> **Prompt**
Produce an exact copy of all the data below, dropping every image.

[begin Available data]

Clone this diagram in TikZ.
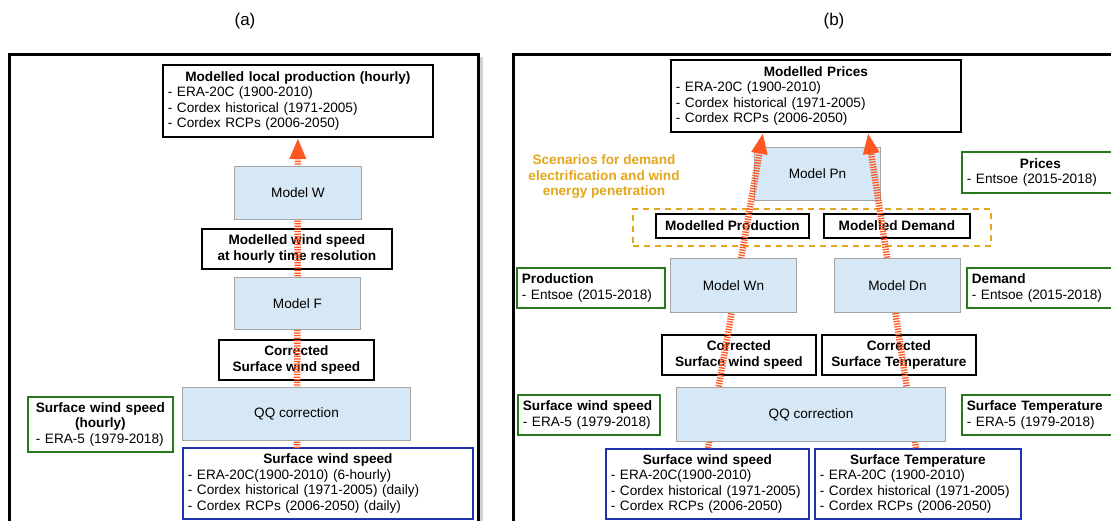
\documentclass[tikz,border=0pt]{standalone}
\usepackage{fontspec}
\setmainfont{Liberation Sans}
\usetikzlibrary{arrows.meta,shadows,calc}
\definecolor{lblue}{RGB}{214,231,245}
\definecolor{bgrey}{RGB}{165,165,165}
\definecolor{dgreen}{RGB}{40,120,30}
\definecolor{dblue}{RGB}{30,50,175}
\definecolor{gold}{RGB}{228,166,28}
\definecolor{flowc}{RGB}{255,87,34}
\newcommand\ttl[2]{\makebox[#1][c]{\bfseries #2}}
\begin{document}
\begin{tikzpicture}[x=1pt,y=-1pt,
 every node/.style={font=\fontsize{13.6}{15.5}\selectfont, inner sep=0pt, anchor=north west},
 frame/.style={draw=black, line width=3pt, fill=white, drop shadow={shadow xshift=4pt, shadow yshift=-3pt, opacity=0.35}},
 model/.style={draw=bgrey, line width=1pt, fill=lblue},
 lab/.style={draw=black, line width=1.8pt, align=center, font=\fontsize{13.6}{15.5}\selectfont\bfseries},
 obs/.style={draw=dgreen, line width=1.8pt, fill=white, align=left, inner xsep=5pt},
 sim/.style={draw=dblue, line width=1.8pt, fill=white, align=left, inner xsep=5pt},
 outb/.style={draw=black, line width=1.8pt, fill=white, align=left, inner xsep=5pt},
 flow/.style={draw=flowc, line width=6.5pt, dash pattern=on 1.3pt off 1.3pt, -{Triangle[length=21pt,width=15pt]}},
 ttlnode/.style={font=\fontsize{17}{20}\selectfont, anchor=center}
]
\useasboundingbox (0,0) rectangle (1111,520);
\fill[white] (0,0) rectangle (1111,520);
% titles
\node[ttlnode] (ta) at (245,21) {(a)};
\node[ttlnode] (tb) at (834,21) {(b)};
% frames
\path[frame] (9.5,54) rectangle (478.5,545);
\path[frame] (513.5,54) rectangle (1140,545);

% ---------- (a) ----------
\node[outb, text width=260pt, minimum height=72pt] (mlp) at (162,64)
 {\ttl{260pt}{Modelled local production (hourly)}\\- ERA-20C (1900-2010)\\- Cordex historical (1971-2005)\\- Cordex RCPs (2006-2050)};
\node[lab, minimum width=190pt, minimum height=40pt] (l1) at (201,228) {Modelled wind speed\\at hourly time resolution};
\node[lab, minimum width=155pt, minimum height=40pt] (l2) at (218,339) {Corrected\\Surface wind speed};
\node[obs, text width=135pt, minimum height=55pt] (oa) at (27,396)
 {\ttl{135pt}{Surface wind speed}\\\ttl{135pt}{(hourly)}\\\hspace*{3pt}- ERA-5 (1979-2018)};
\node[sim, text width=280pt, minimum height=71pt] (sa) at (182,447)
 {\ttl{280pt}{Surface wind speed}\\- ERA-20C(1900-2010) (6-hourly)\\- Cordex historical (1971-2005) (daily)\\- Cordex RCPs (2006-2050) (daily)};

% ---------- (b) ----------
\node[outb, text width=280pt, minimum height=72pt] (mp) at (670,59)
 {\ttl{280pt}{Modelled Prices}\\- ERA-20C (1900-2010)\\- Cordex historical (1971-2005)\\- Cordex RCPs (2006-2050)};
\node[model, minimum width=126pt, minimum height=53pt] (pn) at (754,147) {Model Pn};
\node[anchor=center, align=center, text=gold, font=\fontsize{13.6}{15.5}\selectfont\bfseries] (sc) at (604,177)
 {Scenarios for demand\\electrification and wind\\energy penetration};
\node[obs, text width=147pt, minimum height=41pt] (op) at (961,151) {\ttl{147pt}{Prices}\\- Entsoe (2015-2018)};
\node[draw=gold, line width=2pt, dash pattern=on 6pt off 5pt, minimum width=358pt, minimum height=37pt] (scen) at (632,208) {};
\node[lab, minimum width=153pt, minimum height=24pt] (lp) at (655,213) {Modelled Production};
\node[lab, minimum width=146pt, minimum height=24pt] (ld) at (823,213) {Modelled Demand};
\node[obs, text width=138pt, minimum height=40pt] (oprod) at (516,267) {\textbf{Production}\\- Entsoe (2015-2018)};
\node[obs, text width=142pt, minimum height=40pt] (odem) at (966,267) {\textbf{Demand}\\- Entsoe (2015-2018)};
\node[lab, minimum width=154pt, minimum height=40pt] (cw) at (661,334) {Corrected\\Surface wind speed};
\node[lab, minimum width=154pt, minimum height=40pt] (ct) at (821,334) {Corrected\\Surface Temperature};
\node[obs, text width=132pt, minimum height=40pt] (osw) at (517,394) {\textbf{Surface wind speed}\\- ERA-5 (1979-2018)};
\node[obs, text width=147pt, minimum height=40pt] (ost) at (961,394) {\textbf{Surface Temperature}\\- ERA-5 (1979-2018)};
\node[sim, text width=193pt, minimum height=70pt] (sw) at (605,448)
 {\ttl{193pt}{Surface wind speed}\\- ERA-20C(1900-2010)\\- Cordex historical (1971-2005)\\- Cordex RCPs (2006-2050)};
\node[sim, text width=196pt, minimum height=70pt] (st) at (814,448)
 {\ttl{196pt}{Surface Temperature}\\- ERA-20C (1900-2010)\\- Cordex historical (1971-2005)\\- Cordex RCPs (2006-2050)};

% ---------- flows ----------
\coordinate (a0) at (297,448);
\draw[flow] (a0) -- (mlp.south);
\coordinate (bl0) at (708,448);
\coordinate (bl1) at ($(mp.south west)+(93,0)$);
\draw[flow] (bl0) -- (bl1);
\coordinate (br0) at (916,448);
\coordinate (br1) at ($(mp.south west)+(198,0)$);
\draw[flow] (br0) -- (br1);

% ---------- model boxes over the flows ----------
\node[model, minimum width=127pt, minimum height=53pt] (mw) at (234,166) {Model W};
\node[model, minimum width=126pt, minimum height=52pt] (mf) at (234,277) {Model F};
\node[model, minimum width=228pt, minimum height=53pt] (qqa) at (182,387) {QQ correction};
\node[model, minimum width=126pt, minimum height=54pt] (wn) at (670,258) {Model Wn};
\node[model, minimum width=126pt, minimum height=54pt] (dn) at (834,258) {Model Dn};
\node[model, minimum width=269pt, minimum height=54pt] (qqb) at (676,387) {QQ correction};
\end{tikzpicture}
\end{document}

[end Available data]

> **Answer in full**
Clone this diagram in TikZ.
\documentclass[tikz,border=0pt]{standalone}
\usepackage{fontspec}
\setmainfont{Liberation Sans}
\usetikzlibrary{arrows.meta,shadows,calc}
\definecolor{lblue}{RGB}{214,231,245}
\definecolor{bgrey}{RGB}{165,165,165}
\definecolor{dgreen}{RGB}{40,120,30}
\definecolor{dblue}{RGB}{30,50,175}
\definecolor{gold}{RGB}{228,166,28}
\definecolor{flowc}{RGB}{255,87,34}
\newcommand\ttl[2]{\makebox[#1][c]{\bfseries #2}}
\begin{document}
\begin{tikzpicture}[x=1pt,y=-1pt,
 every node/.style={font=\fontsize{13.6}{15.5}\selectfont, inner sep=0pt, anchor=north west},
 frame/.style={draw=black, line width=3pt, fill=white, drop shadow={shadow xshift=4pt, shadow yshift=-3pt, opacity=0.35}},
 model/.style={draw=bgrey, line width=1pt, fill=lblue},
 lab/.style={draw=black, line width=1.8pt, align=center, font=\fontsize{13.6}{15.5}\selectfont\bfseries},
 obs/.style={draw=dgreen, line width=1.8pt, fill=white, align=left, inner xsep=5pt},
 sim/.style={draw=dblue, line width=1.8pt, fill=white, align=left, inner xsep=5pt},
 outb/.style={draw=black, line width=1.8pt, fill=white, align=left, inner xsep=5pt},
 flow/.style={draw=flowc, line width=6.5pt, dash pattern=on 1.3pt off 1.3pt, -{Triangle[length=21pt,width=15pt]}},
 ttlnode/.style={font=\fontsize{17}{20}\selectfont, anchor=center}
]
\useasboundingbox (0,0) rectangle (1111,520);
\fill[white] (0,0) rectangle (1111,520);
% titles
\node[ttlnode] (ta) at (245,21) {(a)};
\node[ttlnode] (tb) at (834,21) {(b)};
% frames
\path[frame] (9.5,54) rectangle (478.5,545);
\path[frame] (513.5,54) rectangle (1140,545);

% ---------- (a) ----------
\node[outb, text width=260pt, minimum height=72pt] (mlp) at (162,64)
 {\ttl{260pt}{Modelled local production (hourly)}\\- ERA-20C (1900-2010)\\- Cordex historical (1971-2005)\\- Cordex RCPs (2006-2050)};
\node[lab, minimum width=190pt, minimum height=40pt] (l1) at (201,228) {Modelled wind speed\\at hourly time resolution};
\node[lab, minimum width=155pt, minimum height=40pt] (l2) at (218,339) {Corrected\\Surface wind speed};
\node[obs, text width=135pt, minimum height=55pt] (oa) at (27,396)
 {\ttl{135pt}{Surface wind speed}\\\ttl{135pt}{(hourly)}\\\hspace*{3pt}- ERA-5 (1979-2018)};
\node[sim, text width=280pt, minimum height=71pt] (sa) at (182,447)
 {\ttl{280pt}{Surface wind speed}\\- ERA-20C(1900-2010) (6-hourly)\\- Cordex historical (1971-2005) (daily)\\- Cordex RCPs (2006-2050) (daily)};

% ---------- (b) ----------
\node[outb, text width=280pt, minimum height=72pt] (mp) at (670,59)
 {\ttl{280pt}{Modelled Prices}\\- ERA-20C (1900-2010)\\- Cordex historical (1971-2005)\\- Cordex RCPs (2006-2050)};
\node[model, minimum width=126pt, minimum height=53pt] (pn) at (754,147) {Model Pn};
\node[anchor=center, align=center, text=gold, font=\fontsize{13.6}{15.5}\selectfont\bfseries] (sc) at (604,177)
 {Scenarios for demand\\electrification and wind\\energy penetration};
\node[obs, text width=147pt, minimum height=41pt] (op) at (961,151) {\ttl{147pt}{Prices}\\- Entsoe (2015-2018)};
\node[draw=gold, line width=2pt, dash pattern=on 6pt off 5pt, minimum width=358pt, minimum height=37pt] (scen) at (632,208) {};
\node[lab, minimum width=153pt, minimum height=24pt] (lp) at (655,213) {Modelled Production};
\node[lab, minimum width=146pt, minimum height=24pt] (ld) at (823,213) {Modelled Demand};
\node[obs, text width=138pt, minimum height=40pt] (oprod) at (516,267) {\textbf{Production}\\- Entsoe (2015-2018)};
\node[obs, text width=142pt, minimum height=40pt] (odem) at (966,267) {\textbf{Demand}\\- Entsoe (2015-2018)};
\node[lab, minimum width=154pt, minimum height=40pt] (cw) at (661,334) {Corrected\\Surface wind speed};
\node[lab, minimum width=154pt, minimum height=40pt] (ct) at (821,334) {Corrected\\Surface Temperature};
\node[obs, text width=132pt, minimum height=40pt] (osw) at (517,394) {\textbf{Surface wind speed}\\- ERA-5 (1979-2018)};
\node[obs, text width=147pt, minimum height=40pt] (ost) at (961,394) {\textbf{Surface Temperature}\\- ERA-5 (1979-2018)};
\node[sim, text width=193pt, minimum height=70pt] (sw) at (605,448)
 {\ttl{193pt}{Surface wind speed}\\- ERA-20C(1900-2010)\\- Cordex historical (1971-2005)\\- Cordex RCPs (2006-2050)};
\node[sim, text width=196pt, minimum height=70pt] (st) at (814,448)
 {\ttl{196pt}{Surface Temperature}\\- ERA-20C (1900-2010)\\- Cordex historical (1971-2005)\\- Cordex RCPs (2006-2050)};

% ---------- flows ----------
\coordinate (a0) at (297,448);
\draw[flow] (a0) -- (mlp.south);
\coordinate (bl0) at (708,448);
\coordinate (bl1) at ($(mp.south west)+(93,0)$);
\draw[flow] (bl0) -- (bl1);
\coordinate (br0) at (916,448);
\coordinate (br1) at ($(mp.south west)+(198,0)$);
\draw[flow] (br0) -- (br1);

% ---------- model boxes over the flows ----------
\node[model, minimum width=127pt, minimum height=53pt] (mw) at (234,166) {Model W};
\node[model, minimum width=126pt, minimum height=52pt] (mf) at (234,277) {Model F};
\node[model, minimum width=228pt, minimum height=53pt] (qqa) at (182,387) {QQ correction};
\node[model, minimum width=126pt, minimum height=54pt] (wn) at (670,258) {Model Wn};
\node[model, minimum width=126pt, minimum height=54pt] (dn) at (834,258) {Model Dn};
\node[model, minimum width=269pt, minimum height=54pt] (qqb) at (676,387) {QQ correction};
\end{tikzpicture}
\end{document}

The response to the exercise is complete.